O Eça tinha razão, toda a razão na sua descrição da sociedade e do mundo politico, só que piorou e muito, se cá voltasse morria de susto. Nós por cá não vamos ver melhoras, porque o que não têm para eles não podem dar aos outros, como diz a vizinha Ana. Primeiro orientam-se a eles e a sua esfera de influência e nunca esquecendo que esta vida é um banco de favores, veja-se o exemplo de Freitas do Amaral. Relativamente ao Freeport, mais um escândalo com este ministro, nunca se viu um primeiro ministro que levantasse tanta polémica como este....

Bottled (em português, Botelho) disse...

Red Eagle,

Muito grato pelas simpáticas palavras, que sabem sempre bem.

Venha visitar-nos quando quiser!

Hic Hic Hurra

Bottled (em português, Botelho) disse...

Cara vizinha Ana,

Dolorosamente real a descrição.

É um facto que a mentalidade actual do povo português não é a mais apropriada.
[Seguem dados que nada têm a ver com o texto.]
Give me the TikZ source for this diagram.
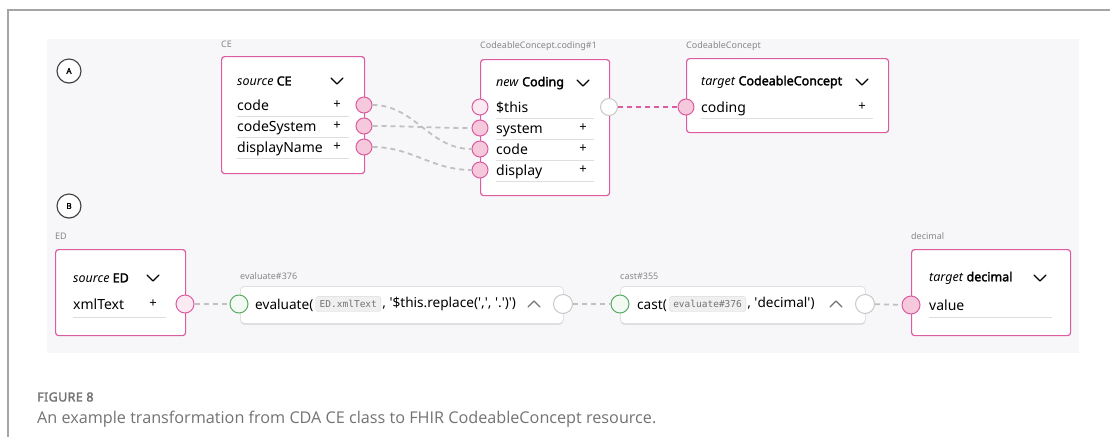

Não sou sociólogo, não conseguirei arranjar explicações para o sucedido em miscigenações ou em alterações comportamentais ocorridas em função das exigências actuais, mas sinto-o na pele todos os dias.

Estamos cada vez mais agressivos, até em simples e banais assuntos, respeitamos cada vez menos o nosso semelhante e, hoje, já se tira a vida a alguém com a mesma facilidade com que se bebe um copo de água.

Os tempos mudaram, é certo, mas não tem necessariamente de haver este resultado.

Temos de parar, saber conter os sentimentos negativos, e recordar bem o que somos, onde estamos e o que queremos ser para nós e para os outros.

Não é fácil, mas é o único caminho que nos leva a descobrir, verdadeiramente, as razões para as nossas condutas e comportamentos.

Para que, no futuro, os nossos filhos e netos, bem como os deles, ainda tenham um lugar decente para viver.

Hic Hic Hurra

Bottled (em português, Botelho) disse...

Caro Nero,

E não é?!!!

Pois muito me contas...

Hic Hic Hurra

Bottled (em português, Botelho) disse...

Caro inocêncio,

Nada na actuação do nosso Primeiro-Ministro poderá levantar qualquer suspeita!

E quem disser o contrário só pode fazer parte de uma força oculta que o quer prejudicar (será que a classe política também tem o "sistema"?).

Hic Hic Hurra

Bottled (em português, Botelho) disse...

Cara vizinha Ticha,

Infelizmente assim é!

Primeiro estão eles, depois eles e, no fim de tudo, eles de novo.

Os outros, coitados, que se amanhem, pois são mera estatística.

E os números, como se sabe, são fiéis, não fazem mal a ninguém!